When Understanding Becomes Ownership

The Factory That Can’t Be Explained

The image that keeps returning for me is the end of Willy Wonka and the Chocolate Factory, that quiet, almost awkward moment when everything is finally revealed. The factory doesn’t go to the smartest adult, the most disciplined one, or the person with the best explanations for how it should run. It goes to a child. Not because he is innocent in a sentimental way, but because he doesn’t need to control the factory in order to feel safe inside it. He can receive it without reshaping it to protect his identity.

That moment has aged better than most of us expected.

When Understanding Turns Into Ownership

As adults, we collect ways of understanding the world. Language, definitions, belief systems, spirituality, psychology, strategy. At first, they’re like lanterns. They help us see where we are standing. They help us not trip over the same roots again and again. But somewhere along the way, almost without noticing, the lantern becomes a badge. Or a rulebook. Or a shield. And once that happens, understanding stops being something we use and starts being something that uses us.

The factory stops being a place we enter and becomes a thing we manage.

The Two Faces of Control

There are two ways this usually shows up. One is inward. We use our chosen framework to control ourselves. We measure our thoughts, emotions, and impulses against it. Am I aligned, evolved, healed, faithful, rational enough? The form becomes a supervisor.

The other way is outward. We let the framework speak for us. We explain the world through it, sort people by it, justify decisions with it. In this case, we aren’t controlling ourselves so much as hiding inside the form and letting it do the controlling for us.

These feel like opposites. Discipline versus surrender. But they sit on the same spectrum. In both cases, the form becomes central. The living moment becomes secondary.

Why the Adults Fail the Test

Willy Wonka sees this clearly. Every adult who walks through the factory brings a plan.
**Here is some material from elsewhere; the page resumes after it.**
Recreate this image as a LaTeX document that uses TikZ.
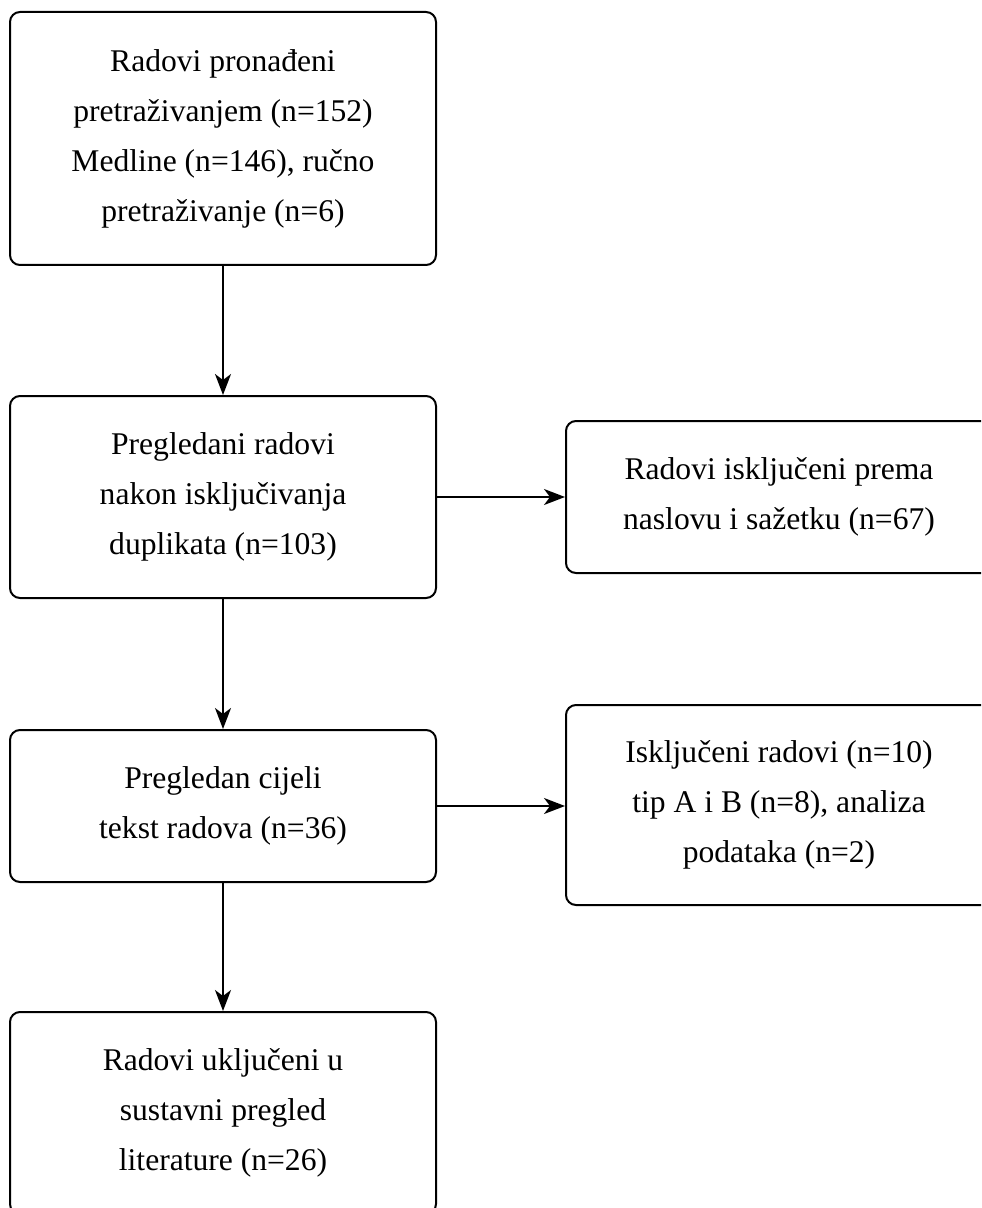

Some want to exploit it, some want to optimize it, some want to sanitize it, some want to commercialize it. Even the “good” adults want to improve it. They can’t help themselves. The factory becomes a problem to solve or a system to correct.

Their understanding demands intervention.

Charlie doesn’t arrive empty, but he arrives unarmored. He doesn’t need the factory to validate his worldview. He doesn’t need to explain it to himself or anyone else. Because of that, he can move within it without trying to dominate it.

Power Signals and Quiet Takeovers

I’ve watched this pattern repeat in real life more times than I can count. In business, in ministry, in community building, in families. Someone claims indifference, claims they don’t need control, claims they’re above the scramble. But the moment something they care about stops moving, they step in and take over. Not aggressively, often politely, sometimes even lovingly.

Pressure reveals attachment.

Groups respond predictably. They orient toward power signals. Wealth, status, certainty, confidence. Not because people are bad, but because they’re human. Alignment erodes quietly. What began as shared stewardship becomes silent obedience. Control re-enters through the side door, justified as responsibility.

When Spiritual Language Becomes a Steering Wheel

Spiritual language can be the most dangerous form of this because it feels virtuous. Words like calling, discernment, obedience, alignment, surrender. They can be real. They can also override lived reality.

Someone says, “I don’t think this is your calling,” not because they see clearly, but because they feel uneasy not being the one steering. Control disguises itself as care.

And the tragedy is that it often believes itself.

The Trap of Rejecting Control

What’s more subtle is that even rejecting control can become another form of it. The moment non-control becomes an identity, it hardens. I’m not like those people. I don’t need systems. I don’t believe in structure.

That stance can be just as rigid as dogma. It’s still a posture against the world rather than participation in it. Still an adult trying to prove something.

Near Truth and the Lantern

A reflection on recent work

This is where near truth enters. Near truth isn’t a rule. It’s not a doctrine. It doesn’t close the loop. It orients without enclosing.

A lantern doesn’t light the whole world. It gives just enough to take the next step. If you confuse it for the sun, you blind yourself. If you throw it away because it isn’t total illumination, you trip.

Near truth works the same way. It guides without governing. It reveals itself through behavior, not explanation. Through how someone moves when no one is telling them what the right move is.

Anger, Laughter, and the Choice of Orientation

I’ve seen this in myself as a father. When I don’t know what to do, frustration arrives fast. Anger offers the illusion of competence. It narrows the world until something feels manageable again.

Then there’s the other response. The sigh. The laugh. The refusal to make the moment into a verdict on life. Nothing magical changes, but the field does. Space returns.

The child doesn’t inherit the factory because he knows what to do with it. He inherits it because he doesn’t need to control it in order to belong there.

Receiving What Can’t Be Owned

The factory was never meant to be understood first and lived second. It was meant to be entered.

Maybe that’s the invitation underneath all of this. To use understanding without becoming owned by it. To let language point without letting it command. To move through systems without mistaking them for life itself.

The factory still runs. The river still flows. And sometimes the most faithful thing we can do is stop trying to explain it long enough to be inside it again.